#### [Data extract]
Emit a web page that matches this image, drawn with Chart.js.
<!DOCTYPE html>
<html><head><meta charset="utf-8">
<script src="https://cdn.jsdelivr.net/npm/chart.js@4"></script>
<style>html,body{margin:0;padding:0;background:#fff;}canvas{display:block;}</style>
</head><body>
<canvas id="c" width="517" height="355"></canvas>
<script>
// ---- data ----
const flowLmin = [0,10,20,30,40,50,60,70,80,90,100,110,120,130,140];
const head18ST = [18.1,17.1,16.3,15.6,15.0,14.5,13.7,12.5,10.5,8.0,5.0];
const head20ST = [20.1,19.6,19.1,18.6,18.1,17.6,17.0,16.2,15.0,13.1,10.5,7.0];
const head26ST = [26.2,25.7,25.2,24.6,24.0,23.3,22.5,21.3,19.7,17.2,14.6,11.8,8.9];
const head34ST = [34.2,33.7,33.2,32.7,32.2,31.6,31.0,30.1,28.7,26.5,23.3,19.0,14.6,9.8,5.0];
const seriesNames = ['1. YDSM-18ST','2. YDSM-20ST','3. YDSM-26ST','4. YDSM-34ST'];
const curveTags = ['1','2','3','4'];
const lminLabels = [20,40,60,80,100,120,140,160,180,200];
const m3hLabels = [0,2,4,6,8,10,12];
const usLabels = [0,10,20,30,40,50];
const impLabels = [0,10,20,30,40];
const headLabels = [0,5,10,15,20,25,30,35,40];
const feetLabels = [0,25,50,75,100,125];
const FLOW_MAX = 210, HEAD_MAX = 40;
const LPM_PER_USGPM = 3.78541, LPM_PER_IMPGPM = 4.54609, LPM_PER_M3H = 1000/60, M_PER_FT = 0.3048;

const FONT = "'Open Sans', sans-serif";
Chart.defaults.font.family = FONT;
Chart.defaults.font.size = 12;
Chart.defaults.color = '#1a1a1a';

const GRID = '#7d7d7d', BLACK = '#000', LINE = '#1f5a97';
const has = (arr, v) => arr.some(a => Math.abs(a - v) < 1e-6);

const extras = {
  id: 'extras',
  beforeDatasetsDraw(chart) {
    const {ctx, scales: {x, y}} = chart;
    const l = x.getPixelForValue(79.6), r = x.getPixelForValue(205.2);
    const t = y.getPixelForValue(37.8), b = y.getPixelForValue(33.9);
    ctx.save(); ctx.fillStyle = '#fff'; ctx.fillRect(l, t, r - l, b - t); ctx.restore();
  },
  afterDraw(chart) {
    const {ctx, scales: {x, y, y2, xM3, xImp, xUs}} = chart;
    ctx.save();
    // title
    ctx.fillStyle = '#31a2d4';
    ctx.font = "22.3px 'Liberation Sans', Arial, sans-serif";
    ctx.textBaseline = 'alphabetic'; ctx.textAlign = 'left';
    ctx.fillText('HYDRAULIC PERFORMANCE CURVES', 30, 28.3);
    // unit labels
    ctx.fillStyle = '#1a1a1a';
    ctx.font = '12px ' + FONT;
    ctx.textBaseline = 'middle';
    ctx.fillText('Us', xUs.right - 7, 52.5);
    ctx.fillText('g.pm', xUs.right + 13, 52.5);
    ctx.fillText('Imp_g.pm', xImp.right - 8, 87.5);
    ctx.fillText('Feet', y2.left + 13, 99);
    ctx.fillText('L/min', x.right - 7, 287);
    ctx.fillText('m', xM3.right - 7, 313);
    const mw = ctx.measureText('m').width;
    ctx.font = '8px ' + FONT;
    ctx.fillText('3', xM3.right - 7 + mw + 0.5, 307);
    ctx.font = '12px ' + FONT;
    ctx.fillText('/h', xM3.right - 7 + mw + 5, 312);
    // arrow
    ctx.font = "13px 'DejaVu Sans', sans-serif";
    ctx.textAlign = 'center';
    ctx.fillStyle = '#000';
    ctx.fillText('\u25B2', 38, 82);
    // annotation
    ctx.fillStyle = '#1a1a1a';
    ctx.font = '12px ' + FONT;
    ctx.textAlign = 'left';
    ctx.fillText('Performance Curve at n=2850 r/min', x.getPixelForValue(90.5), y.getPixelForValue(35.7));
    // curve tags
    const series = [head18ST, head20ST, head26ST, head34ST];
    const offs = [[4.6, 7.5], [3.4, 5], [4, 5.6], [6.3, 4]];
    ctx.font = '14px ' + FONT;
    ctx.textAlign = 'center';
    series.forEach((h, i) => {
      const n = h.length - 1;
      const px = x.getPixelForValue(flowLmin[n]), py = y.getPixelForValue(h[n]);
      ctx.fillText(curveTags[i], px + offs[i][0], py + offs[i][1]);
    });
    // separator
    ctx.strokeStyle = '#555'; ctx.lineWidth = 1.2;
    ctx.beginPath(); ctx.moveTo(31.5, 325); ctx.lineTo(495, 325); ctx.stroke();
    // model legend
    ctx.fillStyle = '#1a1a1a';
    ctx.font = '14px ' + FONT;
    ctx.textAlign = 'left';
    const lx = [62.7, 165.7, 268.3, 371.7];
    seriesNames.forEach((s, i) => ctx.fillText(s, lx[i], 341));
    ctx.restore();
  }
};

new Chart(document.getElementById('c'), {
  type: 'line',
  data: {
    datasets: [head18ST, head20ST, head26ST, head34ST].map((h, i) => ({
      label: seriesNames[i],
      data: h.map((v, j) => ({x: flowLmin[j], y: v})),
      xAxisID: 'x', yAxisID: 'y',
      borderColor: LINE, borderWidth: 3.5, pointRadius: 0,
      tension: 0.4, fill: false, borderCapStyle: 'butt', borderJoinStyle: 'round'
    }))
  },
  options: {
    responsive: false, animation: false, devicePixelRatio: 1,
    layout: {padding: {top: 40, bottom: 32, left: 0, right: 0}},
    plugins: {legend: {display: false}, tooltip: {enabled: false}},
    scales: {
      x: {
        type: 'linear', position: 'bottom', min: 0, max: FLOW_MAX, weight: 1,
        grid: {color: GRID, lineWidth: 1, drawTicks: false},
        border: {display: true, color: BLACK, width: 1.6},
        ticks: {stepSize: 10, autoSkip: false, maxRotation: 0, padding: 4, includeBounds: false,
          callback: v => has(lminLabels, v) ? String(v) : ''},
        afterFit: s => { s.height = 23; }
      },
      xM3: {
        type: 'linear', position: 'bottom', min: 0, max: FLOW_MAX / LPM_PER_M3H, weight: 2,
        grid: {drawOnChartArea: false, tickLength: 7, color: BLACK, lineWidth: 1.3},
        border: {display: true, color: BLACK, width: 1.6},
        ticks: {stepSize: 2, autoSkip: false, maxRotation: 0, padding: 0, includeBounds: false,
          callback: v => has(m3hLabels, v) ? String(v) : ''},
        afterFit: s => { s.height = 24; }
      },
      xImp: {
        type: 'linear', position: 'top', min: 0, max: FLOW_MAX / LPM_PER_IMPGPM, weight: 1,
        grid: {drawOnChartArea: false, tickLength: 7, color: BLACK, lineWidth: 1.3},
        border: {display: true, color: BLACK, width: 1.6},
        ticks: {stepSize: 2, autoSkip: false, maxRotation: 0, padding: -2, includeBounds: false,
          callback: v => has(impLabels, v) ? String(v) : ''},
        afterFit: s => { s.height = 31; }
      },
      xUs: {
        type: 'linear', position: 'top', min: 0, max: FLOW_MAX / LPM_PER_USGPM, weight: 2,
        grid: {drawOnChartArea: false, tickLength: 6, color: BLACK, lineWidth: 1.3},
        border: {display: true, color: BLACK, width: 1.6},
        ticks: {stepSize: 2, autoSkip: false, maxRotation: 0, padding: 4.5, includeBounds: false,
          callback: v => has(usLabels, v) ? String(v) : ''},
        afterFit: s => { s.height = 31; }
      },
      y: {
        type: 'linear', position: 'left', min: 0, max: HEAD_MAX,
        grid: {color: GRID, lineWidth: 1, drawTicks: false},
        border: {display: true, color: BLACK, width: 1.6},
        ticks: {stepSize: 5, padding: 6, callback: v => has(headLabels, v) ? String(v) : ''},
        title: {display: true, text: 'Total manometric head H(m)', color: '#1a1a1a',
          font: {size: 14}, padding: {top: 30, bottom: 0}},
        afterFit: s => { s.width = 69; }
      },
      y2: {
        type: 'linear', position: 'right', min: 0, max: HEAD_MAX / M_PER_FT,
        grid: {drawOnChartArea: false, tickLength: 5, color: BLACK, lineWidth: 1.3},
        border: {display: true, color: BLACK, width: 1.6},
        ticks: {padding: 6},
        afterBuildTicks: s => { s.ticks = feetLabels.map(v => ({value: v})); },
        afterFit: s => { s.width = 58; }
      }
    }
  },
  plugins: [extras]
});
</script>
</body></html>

#### [Short exercise]
From the top of the listing above, restate each line word for word up to and including the line with "const has = (arr, v)"; add nothing else.

#### [Answer in full]
Emit a web page that matches this image, drawn with Chart.js.
<!DOCTYPE html>
<html><head><meta charset="utf-8">
<script src="https://cdn.jsdelivr.net/npm/chart.js@4"></script>
<style>html,body{margin:0;padding:0;background:#fff;}canvas{display:block;}</style>
</head><body>
<canvas id="c" width="517" height="355"></canvas>
<script>
// ---- data ----
const flowLmin = [0,10,20,30,40,50,60,70,80,90,100,110,120,130,140];
const head18ST = [18.1,17.1,16.3,15.6,15.0,14.5,13.7,12.5,10.5,8.0,5.0];
const head20ST = [20.1,19.6,19.1,18.6,18.1,17.6,17.0,16.2,15.0,13.1,10.5,7.0];
const head26ST = [26.2,25.7,25.2,24.6,24.0,23.3,22.5,21.3,19.7,17.2,14.6,11.8,8.9];
const head34ST = [34.2,33.7,33.2,32.7,32.2,31.6,31.0,30.1,28.7,26.5,23.3,19.0,14.6,9.8,5.0];
const seriesNames = ['1. YDSM-18ST','2. YDSM-20ST','3. YDSM-26ST','4. YDSM-34ST'];
const curveTags = ['1','2','3','4'];
const lminLabels = [20,40,60,80,100,120,140,160,180,200];
const m3hLabels = [0,2,4,6,8,10,12];
const usLabels = [0,10,20,30,40,50];
const impLabels = [0,10,20,30,40];
const headLabels = [0,5,10,15,20,25,30,35,40];
const feetLabels = [0,25,50,75,100,125];
const FLOW_MAX = 210, HEAD_MAX = 40;
const LPM_PER_USGPM = 3.78541, LPM_PER_IMPGPM = 4.54609, LPM_PER_M3H = 1000/60, M_PER_FT = 0.3048;

const FONT = "'Open Sans', sans-serif";
Chart.defaults.font.family = FONT;
Chart.defaults.font.size = 12;
Chart.defaults.color = '#1a1a1a';

const GRID = '#7d7d7d', BLACK = '#000', LINE = '#1f5a97';
const has = (arr, v) => arr.some(a => Math.abs(a - v) < 1e-6);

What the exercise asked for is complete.